Saved entries:
____

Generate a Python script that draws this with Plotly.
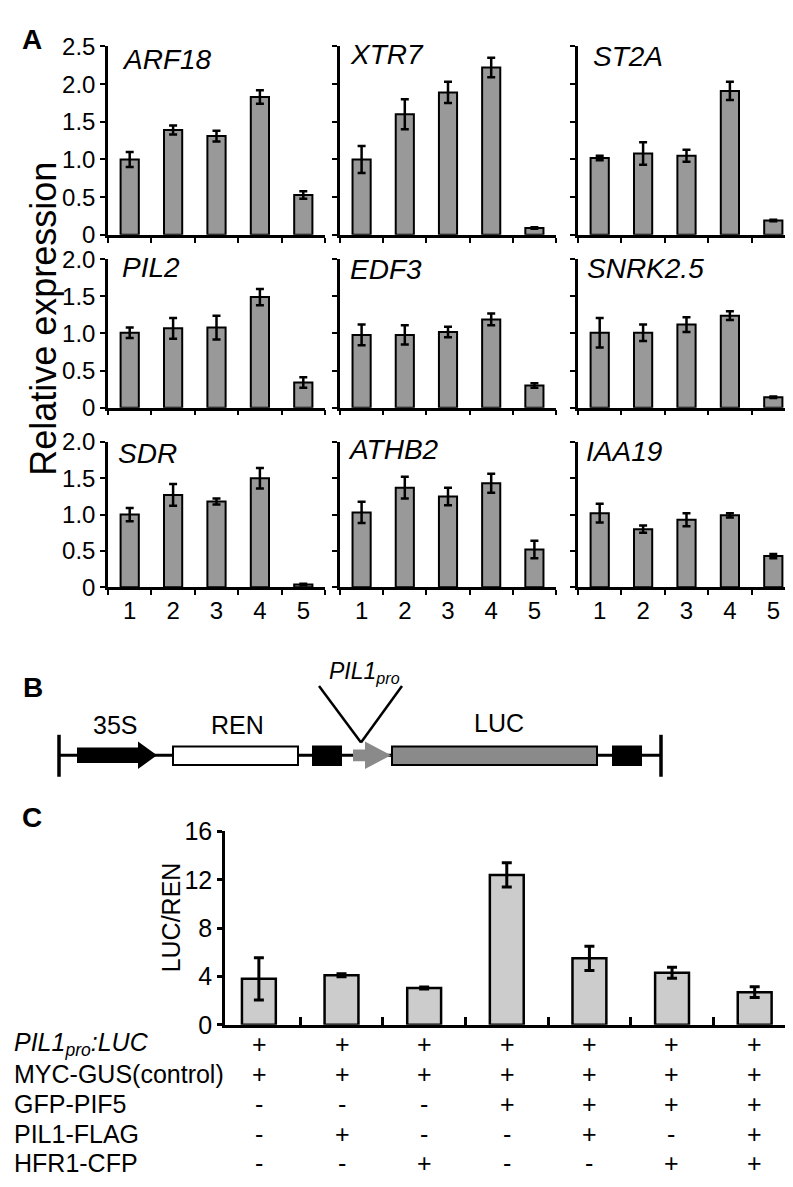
import plotly.graph_objects as go

W, H = 793, 1187
FONT = "Liberation Sans, Arial, sans-serif"

def px(x):
    return x / W

def py(y):
    return 1 - y / H

# ---------------- Panel A data ----------------
samples = [1, 2, 3, 4, 5]
genes = ["ARF18", "XTR7", "ST2A", "PIL2", "EDF3", "SNRK2.5", "SDR", "ATHB2", "IAA19"]

ARF18 = [1.00, 1.39, 1.31, 1.83, 0.53]
ARF18_err = [0.10, 0.06, 0.07, 0.09, 0.05]
XTR7 = [1.00, 1.60, 1.89, 2.22, 0.09]
XTR7_err = [0.18, 0.20, 0.14, 0.13, 0.01]
ST2A = [1.02, 1.08, 1.05, 1.91, 0.19]
ST2A_err = [0.03, 0.15, 0.08, 0.12, 0.01]
PIL2 = [1.01, 1.07, 1.08, 1.49, 0.34]
PIL2_err = [0.07, 0.14, 0.16, 0.11, 0.07]
EDF3 = [0.98, 0.98, 1.02, 1.19, 0.30]
EDF3_err = [0.14, 0.13, 0.07, 0.08, 0.03]
SNRK2_5 = [1.01, 1.01, 1.12, 1.24, 0.14]
SNRK2_5_err = [0.20, 0.11, 0.10, 0.06, 0.01]
SDR = [1.00, 1.27, 1.18, 1.50, 0.04]
SDR_err = [0.09, 0.15, 0.04, 0.14, 0.01]
ATHB2 = [1.03, 1.37, 1.25, 1.43, 0.52]
ATHB2_err = [0.145, 0.15, 0.12, 0.13, 0.12]
IAA19 = [1.02, 0.80, 0.93, 0.99, 0.43]
IAA19_err = [0.13, 0.05, 0.09, 0.03, 0.03]

gene_values = [ARF18, XTR7, ST2A, PIL2, EDF3, SNRK2_5, SDR, ATHB2, IAA19]
gene_errors = [ARF18_err, XTR7_err, ST2A_err, PIL2_err, EDF3_err, SNRK2_5_err,
               SDR_err, ATHB2_err, IAA19_err]

row1_ticks = [0, 0.5, 1.0, 1.5, 2.0, 2.5]
row1_ticktext = ["0", "0.5", "1.0", "1.5", "2.0", "2.5"]
row23_ticks = [0, 0.5, 1.0, 1.5, 2.0]
row23_ticktext = ["0", "0.5", "1.0", "1.5", "2.0"]

# ---------------- Panel C data ----------------
conditions = [0, 1, 2, 3, 4, 5, 6]
luc_ren = [3.8, 4.1, 3.05, 12.4, 5.5, 4.3, 2.7]
luc_ren_err = [1.75, 0.12, 0.08, 1.0, 1.0, 0.45, 0.45]
c_ticks = [0, 4, 8, 12, 16]

table_rows = ["<i>PIL1<sub>pro</sub>:LUC</i>", "MYC-GUS(control)", "GFP-PIF5",
              "PIL1-FLAG", "HFR1-CFP"]
PIL1pro_LUC = ["+", "+", "+", "+", "+", "+", "+"]
MYC_GUS = ["+", "+", "+", "+", "+", "+", "+"]
GFP_PIF5 = ["-", "-", "-", "+", "+", "+", "+"]
PIL1_FLAG = ["-", "+", "-", "-", "+", "-", "+"]
HFR1_CFP = ["-", "-", "+", "-", "-", "+", "+"]
table_signs = [PIL1pro_LUC, MYC_GUS, GFP_PIF5, PIL1_FLAG, HFR1_CFP]

# ---------------- layout geometry (pixels) ----------------
col_x = [(100, 317), (332, 548), (570, 787)]
row_y = [(25, 218), (243, 395), (430, 579)]
gene_label_pos = [(112, 38), (340, 33), (583, 35),
                  (112, 251), (340, 253), (577, 252),
                  (108, 442), (338, 438), (576, 440)]

fig = go.Figure()
layout = dict(
    width=W, height=H, margin=dict(l=0, r=0, t=0, b=0),
    plot_bgcolor="white", paper_bgcolor="white",
    font=dict(family=FONT, color="black", size=24),
    showlegend=False, bargap=0.58,
)
annotations = []
shapes = []

axis_line = dict(showline=True, linecolor="black", linewidth=2.5, showgrid=False,
                 zeroline=False, fixedrange=True)

for i in range(9):
    r, c = divmod(i, 3)
    n = i + 1
    xa = "xaxis" if n == 1 else f"xaxis{n}"
    ya = "yaxis" if n == 1 else f"yaxis{n}"
    xr = "x" if n == 1 else f"x{n}"
    yr = "y" if n == 1 else f"y{n}"
    x0, x1 = col_x[c]
    y0, y1 = row_y[r]
    layout[xa] = dict(
        axis_line, domain=[px(x0), px(x1)], anchor=yr, range=[0.5, 5.5],
        tickmode="array", tickvals=samples, ticktext=[str(s) for s in samples],
        ticks="", showticklabels=(r == 2), tickfont=dict(size=24),
        minor=dict(tickmode="linear", tick0=0.5, dtick=1, ticks="outside",
                   ticklen=5, tickwidth=2, tickcolor="black"),
    )
    if r == 0:
        tv, tt, rng = row1_ticks, row1_ticktext, [0, 2.5]
    else:
        tv, tt, rng = row23_ticks, row23_ticktext, [0, 2.0]
    layout[ya] = dict(
        axis_line, domain=[py(y1), py(y0)], anchor=xr, range=rng,
        tickmode="array", tickvals=tv, ticktext=tt, ticks="outside",
        ticklen=5, tickwidth=2, tickcolor="black",
        showticklabels=(c == 0), tickfont=dict(size=24),
    )
    fig.add_trace(go.Bar(
        x=samples, y=gene_values[i], xaxis=xr, yaxis=yr, width=0.42,
        marker=dict(color="#999999", line=dict(color="black", width=2)),
        error_y=dict(type="data", array=gene_errors[i], color="black",
                     thickness=2.5, width=4),
    ))
    gx, gy = gene_label_pos[i]
    annotations.append(dict(
        text=f"<i>{genes[i]}</i>", x=px(gx), y=py(gy), xref="paper", yref="paper",
        xanchor="left", yanchor="middle", showarrow=False, font=dict(size=28),
    ))

annotations.append(dict(
    text="Relative expression", x=px(36), y=py(304), xref="paper", yref="paper",
    textangle=-90, xanchor="center", yanchor="middle", showarrow=False,
    font=dict(size=36),
))

# ---------------- Panel C chart ----------------
layout["xaxis10"] = dict(
    axis_line, domain=[px(217), px(788)], anchor="y10", range=[-0.41, 6.5],
    tickmode="array", tickvals=conditions, ticks="", showticklabels=False,
    minor=dict(tickmode="linear", tick0=0.5, dtick=1, ticks="inside",
               ticklen=8, tickwidth=2.5, tickcolor="black"),
)
layout["yaxis10"] = dict(
    axis_line, domain=[py(1027), py(829)], anchor="x10", range=[0, 16],
    tickmode="array", tickvals=c_ticks, ticks="outside", ticklen=5, tickwidth=2.5,
    tickcolor="black", tickfont=dict(size=25),
)
fig.add_trace(go.Bar(
    x=conditions, y=luc_ren, xaxis="x10", yaxis="y10", width=0.41,
    marker=dict(color="#cccccc", line=dict(color="black", width=2.5)),
    error_y=dict(type="data", array=luc_ren_err, color="black", thickness=3, width=5),
))
annotations.append(dict(
    text="LUC/REN", x=px(163), y=py(917), xref="paper", yref="paper",
    textangle=-90, xanchor="center", yanchor="middle", showarrow=False,
    font=dict(size=25),
))

# table under panel C
col_centers = [251, 334, 416, 499, 581, 663, 746]
table_y = [1047, 1077, 1108, 1139, 1169]
for ri, label in enumerate(table_rows):
    annotations.append(dict(
        text=label, x=px(4), y=py(table_y[ri]), xref="paper", yref="paper",
        xanchor="left", yanchor="middle", showarrow=False, font=dict(size=25),
    ))
    for ci, s in enumerate(table_signs[ri]):
        annotations.append(dict(
            text=s, x=px(col_centers[ci]), y=py(table_y[ri]), xref="paper",
            yref="paper", xanchor="center", yanchor="middle", showarrow=False,
            font=dict(size=25),
        ))

# ---------------- Panel B diagram ----------------
def rect(x0, y0, x1, y1, fill, lw=2):
    shapes.append(dict(type="rect", xref="paper", yref="paper",
                       x0=px(x0), x1=px(x1), y0=py(y1), y1=py(y0),
                       fillcolor=fill, line=dict(color="black", width=lw)))

def line(x0, y0, x1, y1, lw=3):
    shapes.append(dict(type="line", xref="paper", yref="paper",
                       x0=px(x0), x1=px(x1), y0=py(y0), y1=py(y1),
                       line=dict(color="black", width=lw)))

def path(pts, fill):
    d = "M " + " L ".join(f"{px(x):.5f},{py(y):.5f}" for x, y in pts) + " Z"
    shapes.append(dict(type="path", xref="paper", yref="paper", path=d,
                       fillcolor=fill, line=dict(width=0)))

line(51, 751, 653, 751, 3)
line(51, 730, 51, 773, 3.5)
line(653, 730, 653, 773, 3.5)
path([(69, 743), (130, 743), (130, 737), (149, 751), (130, 765), (130, 759), (69, 759)], "black")
rect(165, 742, 290, 761, "white")
rect(305, 742, 333, 761, "black")
path([(345, 745), (357, 745), (357, 737), (383, 751), (357, 765), (357, 757), (345, 757)], "#8a8a8a")
rect(384, 742, 589, 761, "#8a8a8a")
rect(605, 742, 633, 761, "black")
line(311, 680, 353, 738, 2.5)
line(394, 680, 353, 738, 2.5)

for txt, x, y, sz in [("35S", 107, 720, 25), ("REN", 229, 720, 25), ("LUC", 491, 718, 25)]:
    annotations.append(dict(text=txt, x=px(x), y=py(y), xref="paper", yref="paper",
                            xanchor="center", yanchor="middle", showarrow=False,
                            font=dict(size=sz)))
annotations.append(dict(text="<i>PIL1<sub>pro</sub></i>", x=px(356), y=py(666),
                        xref="paper", yref="paper", xanchor="center", yanchor="middle",
                        showarrow=False, font=dict(size=23)))

# panel letters
for letter, x, y in [("A", 24, 18), ("B", 25, 682), ("C", 24, 815)]:
    annotations.append(dict(text=f"<b>{letter}</b>", x=px(x), y=py(y), xref="paper",
                            yref="paper", xanchor="center", yanchor="middle",
                            showarrow=False, font=dict(size=28)))

layout["annotations"] = annotations
layout["shapes"] = shapes
fig.update_layout(**layout)
fig.write_html("out.html")
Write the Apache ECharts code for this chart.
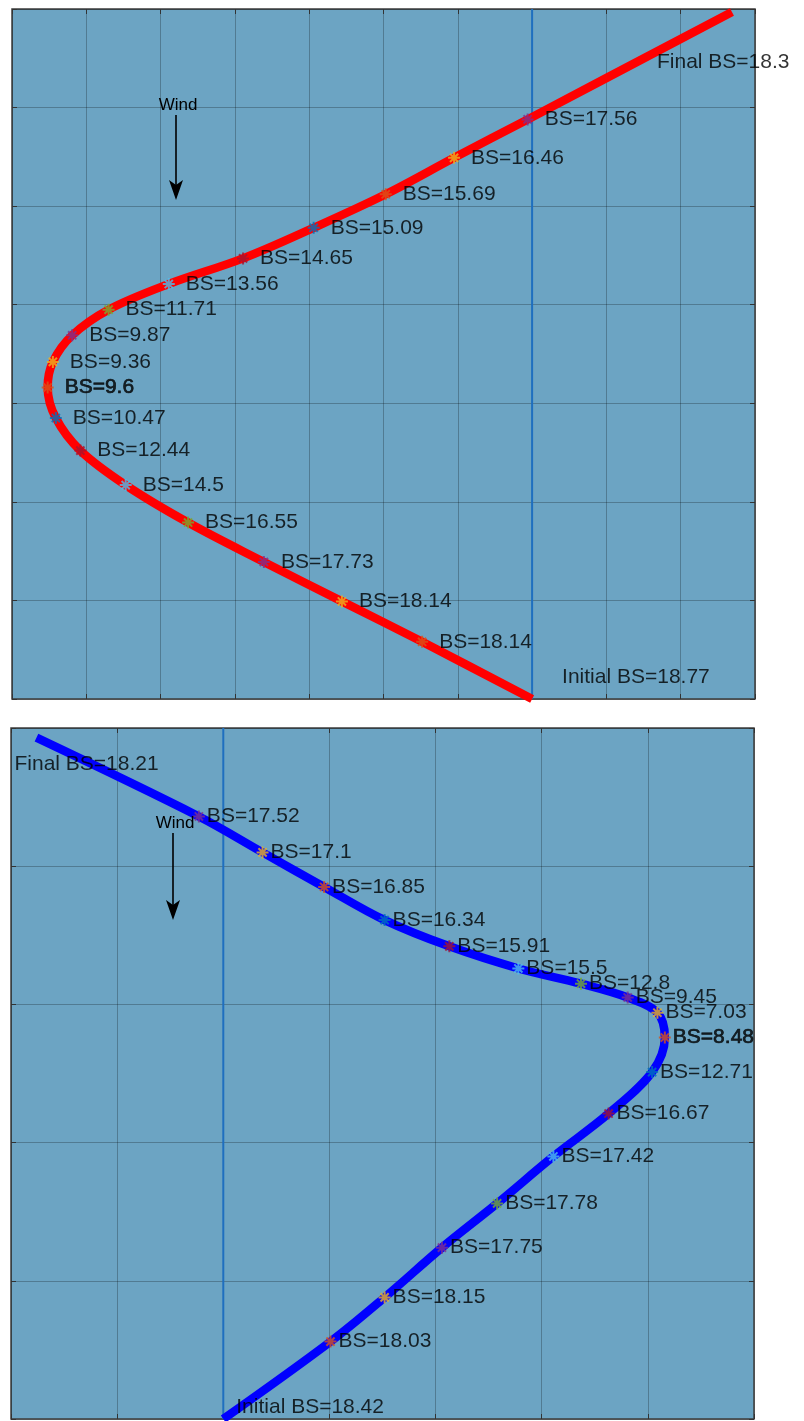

____

__WORK INSTRUCTIONS__: Restate the lines of the records exactly, starting at the first and stopping after the line with "return 1 - y / H". Leave out any picture.

__SOLVED PROBLEM__:
Generate a Python script that draws this with Plotly.
import plotly.graph_objects as go

W, H = 793, 1187
FONT = "Liberation Sans, Arial, sans-serif"

def px(x):
    return x / W

def py(y):
    return 1 - y / H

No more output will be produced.